--- Start of RECORDS SUPPLIED ---

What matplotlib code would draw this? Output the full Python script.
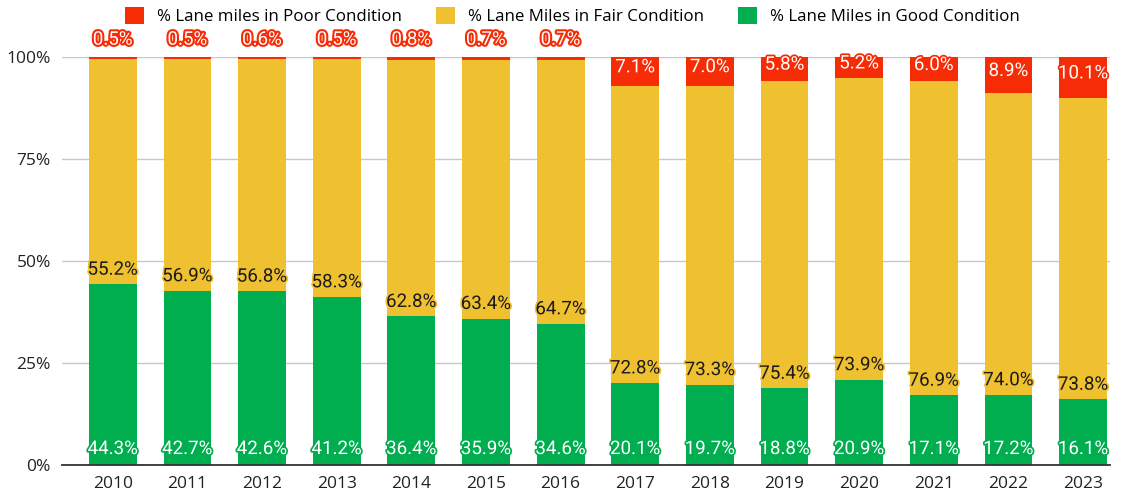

--- End of RECORDS SUPPLIED ---
--- Start of RECORDS SUPPLIED ---

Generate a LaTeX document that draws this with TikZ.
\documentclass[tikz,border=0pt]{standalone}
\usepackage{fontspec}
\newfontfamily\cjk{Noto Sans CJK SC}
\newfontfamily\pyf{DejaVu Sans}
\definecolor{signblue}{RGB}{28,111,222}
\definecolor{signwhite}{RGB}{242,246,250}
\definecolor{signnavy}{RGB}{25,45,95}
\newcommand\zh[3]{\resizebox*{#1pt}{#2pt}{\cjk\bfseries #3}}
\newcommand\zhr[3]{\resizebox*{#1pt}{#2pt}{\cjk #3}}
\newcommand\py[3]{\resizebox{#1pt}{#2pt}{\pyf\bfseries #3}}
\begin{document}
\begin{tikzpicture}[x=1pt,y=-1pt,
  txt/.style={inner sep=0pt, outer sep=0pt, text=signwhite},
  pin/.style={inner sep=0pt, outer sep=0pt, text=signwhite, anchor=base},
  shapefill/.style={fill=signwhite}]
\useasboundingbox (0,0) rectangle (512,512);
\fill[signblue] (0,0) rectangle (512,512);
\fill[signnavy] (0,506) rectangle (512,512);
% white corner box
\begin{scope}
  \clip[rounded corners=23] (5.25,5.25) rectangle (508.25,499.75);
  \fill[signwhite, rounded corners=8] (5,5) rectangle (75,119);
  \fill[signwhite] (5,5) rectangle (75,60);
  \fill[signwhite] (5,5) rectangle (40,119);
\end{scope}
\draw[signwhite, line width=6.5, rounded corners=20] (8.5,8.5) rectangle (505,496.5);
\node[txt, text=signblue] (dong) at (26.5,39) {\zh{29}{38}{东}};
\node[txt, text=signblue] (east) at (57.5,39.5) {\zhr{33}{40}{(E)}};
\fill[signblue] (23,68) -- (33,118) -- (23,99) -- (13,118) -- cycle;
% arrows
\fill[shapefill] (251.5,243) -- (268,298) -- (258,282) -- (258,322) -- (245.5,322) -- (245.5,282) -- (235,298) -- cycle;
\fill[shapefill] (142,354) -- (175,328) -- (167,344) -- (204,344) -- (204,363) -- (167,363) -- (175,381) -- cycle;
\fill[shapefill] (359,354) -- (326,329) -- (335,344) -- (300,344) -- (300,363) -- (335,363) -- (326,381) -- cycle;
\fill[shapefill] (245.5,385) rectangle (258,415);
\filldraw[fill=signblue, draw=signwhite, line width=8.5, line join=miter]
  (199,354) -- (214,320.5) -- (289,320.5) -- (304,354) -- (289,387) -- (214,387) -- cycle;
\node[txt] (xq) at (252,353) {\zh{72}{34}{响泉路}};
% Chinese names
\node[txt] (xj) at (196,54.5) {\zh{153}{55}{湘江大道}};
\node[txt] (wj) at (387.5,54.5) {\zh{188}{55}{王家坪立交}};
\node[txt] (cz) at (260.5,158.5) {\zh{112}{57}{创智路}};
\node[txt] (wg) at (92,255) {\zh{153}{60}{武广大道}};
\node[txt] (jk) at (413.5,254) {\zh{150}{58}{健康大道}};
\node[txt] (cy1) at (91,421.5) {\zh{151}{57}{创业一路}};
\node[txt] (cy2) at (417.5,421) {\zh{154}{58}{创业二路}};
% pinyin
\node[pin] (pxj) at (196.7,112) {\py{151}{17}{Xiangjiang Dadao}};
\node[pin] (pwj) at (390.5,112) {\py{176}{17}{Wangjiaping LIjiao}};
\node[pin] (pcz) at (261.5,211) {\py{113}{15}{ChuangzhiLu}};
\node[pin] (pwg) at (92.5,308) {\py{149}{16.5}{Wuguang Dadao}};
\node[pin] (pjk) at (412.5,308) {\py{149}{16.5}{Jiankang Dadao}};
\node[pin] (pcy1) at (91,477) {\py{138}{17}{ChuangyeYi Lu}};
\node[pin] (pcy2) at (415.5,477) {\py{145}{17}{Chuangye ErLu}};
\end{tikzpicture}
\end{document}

--- End of RECORDS SUPPLIED ---

SHORT TASK: Filter the entries above down to the lines containing the word "this".

COMPLETED EXERCISE:
What matplotlib code would draw this? Output the full Python script.
Generate a LaTeX document that draws this with TikZ.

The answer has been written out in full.